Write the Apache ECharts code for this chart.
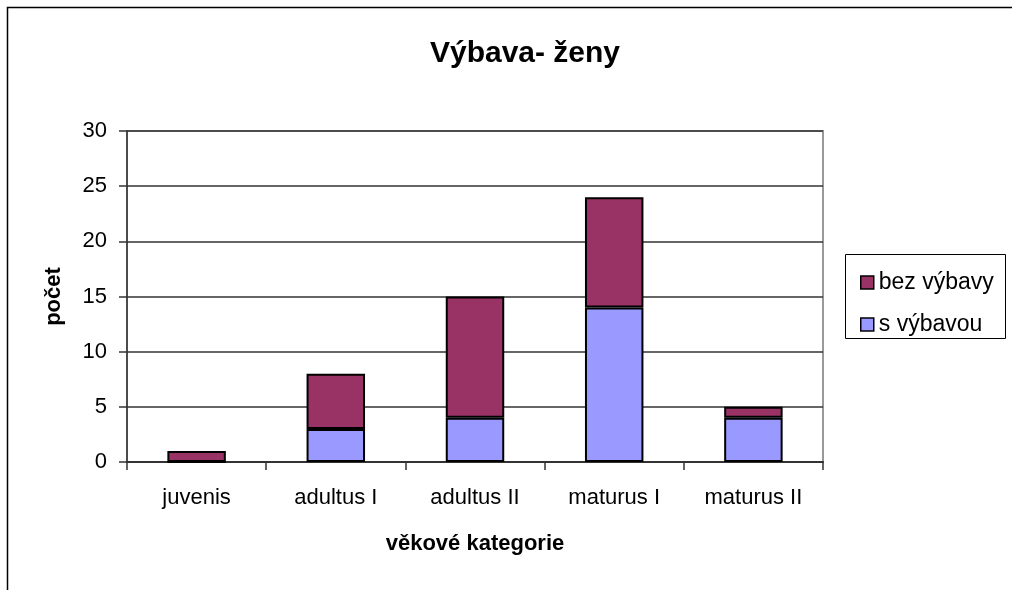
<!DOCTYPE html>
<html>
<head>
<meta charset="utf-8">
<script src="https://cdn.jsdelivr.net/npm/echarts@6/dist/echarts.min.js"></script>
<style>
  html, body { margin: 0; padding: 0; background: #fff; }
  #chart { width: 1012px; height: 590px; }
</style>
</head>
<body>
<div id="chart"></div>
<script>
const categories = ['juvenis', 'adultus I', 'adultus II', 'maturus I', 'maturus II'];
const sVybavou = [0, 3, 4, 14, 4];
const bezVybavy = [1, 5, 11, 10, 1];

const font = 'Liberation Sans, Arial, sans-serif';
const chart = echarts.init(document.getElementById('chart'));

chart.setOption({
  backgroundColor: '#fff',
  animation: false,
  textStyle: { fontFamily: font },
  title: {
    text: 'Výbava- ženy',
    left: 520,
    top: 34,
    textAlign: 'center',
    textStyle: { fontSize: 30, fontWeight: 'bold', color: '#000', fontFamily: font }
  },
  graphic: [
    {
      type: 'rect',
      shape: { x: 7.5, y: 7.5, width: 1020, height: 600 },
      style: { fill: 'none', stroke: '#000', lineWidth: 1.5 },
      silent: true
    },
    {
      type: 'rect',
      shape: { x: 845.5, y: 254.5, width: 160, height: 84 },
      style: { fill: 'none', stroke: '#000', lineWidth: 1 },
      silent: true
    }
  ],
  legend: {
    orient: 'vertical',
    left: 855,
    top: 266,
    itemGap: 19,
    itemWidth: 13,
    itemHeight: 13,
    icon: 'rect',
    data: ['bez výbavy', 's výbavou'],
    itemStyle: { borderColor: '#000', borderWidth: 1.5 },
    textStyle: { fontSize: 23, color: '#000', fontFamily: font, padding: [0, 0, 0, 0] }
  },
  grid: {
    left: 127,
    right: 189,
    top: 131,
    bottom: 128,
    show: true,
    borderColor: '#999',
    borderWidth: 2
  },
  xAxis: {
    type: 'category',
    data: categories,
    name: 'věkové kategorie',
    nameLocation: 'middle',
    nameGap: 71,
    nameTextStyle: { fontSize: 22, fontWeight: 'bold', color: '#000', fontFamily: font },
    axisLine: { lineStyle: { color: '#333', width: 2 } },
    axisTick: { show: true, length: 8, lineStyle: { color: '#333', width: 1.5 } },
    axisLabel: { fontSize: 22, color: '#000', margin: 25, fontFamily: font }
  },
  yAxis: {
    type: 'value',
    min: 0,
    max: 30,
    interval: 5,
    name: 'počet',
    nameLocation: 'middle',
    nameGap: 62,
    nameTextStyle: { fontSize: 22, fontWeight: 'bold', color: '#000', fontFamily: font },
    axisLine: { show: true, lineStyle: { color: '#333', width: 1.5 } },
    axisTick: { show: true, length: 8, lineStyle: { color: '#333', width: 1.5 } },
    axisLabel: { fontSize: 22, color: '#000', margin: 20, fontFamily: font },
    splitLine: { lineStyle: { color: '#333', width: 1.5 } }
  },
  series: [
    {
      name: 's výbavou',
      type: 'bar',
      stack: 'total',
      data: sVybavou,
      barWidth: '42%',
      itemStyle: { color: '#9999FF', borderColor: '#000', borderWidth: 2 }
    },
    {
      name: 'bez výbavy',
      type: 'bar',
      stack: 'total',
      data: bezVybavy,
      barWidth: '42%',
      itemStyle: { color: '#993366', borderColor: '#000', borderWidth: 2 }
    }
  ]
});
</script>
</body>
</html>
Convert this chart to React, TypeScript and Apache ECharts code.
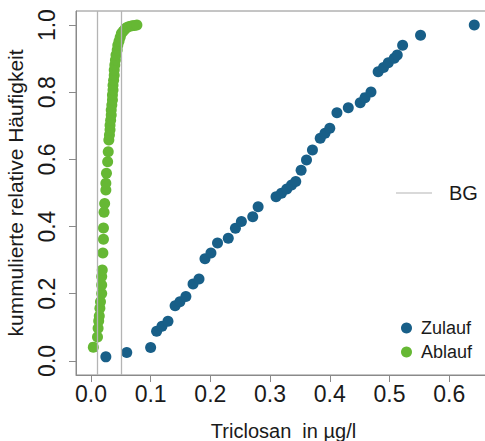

***

What is needed — Copy out every line in the entries above that holds "this".

Final result —
Write the Apache ECharts code for this chart.
Convert this chart to React, TypeScript and Apache ECharts code.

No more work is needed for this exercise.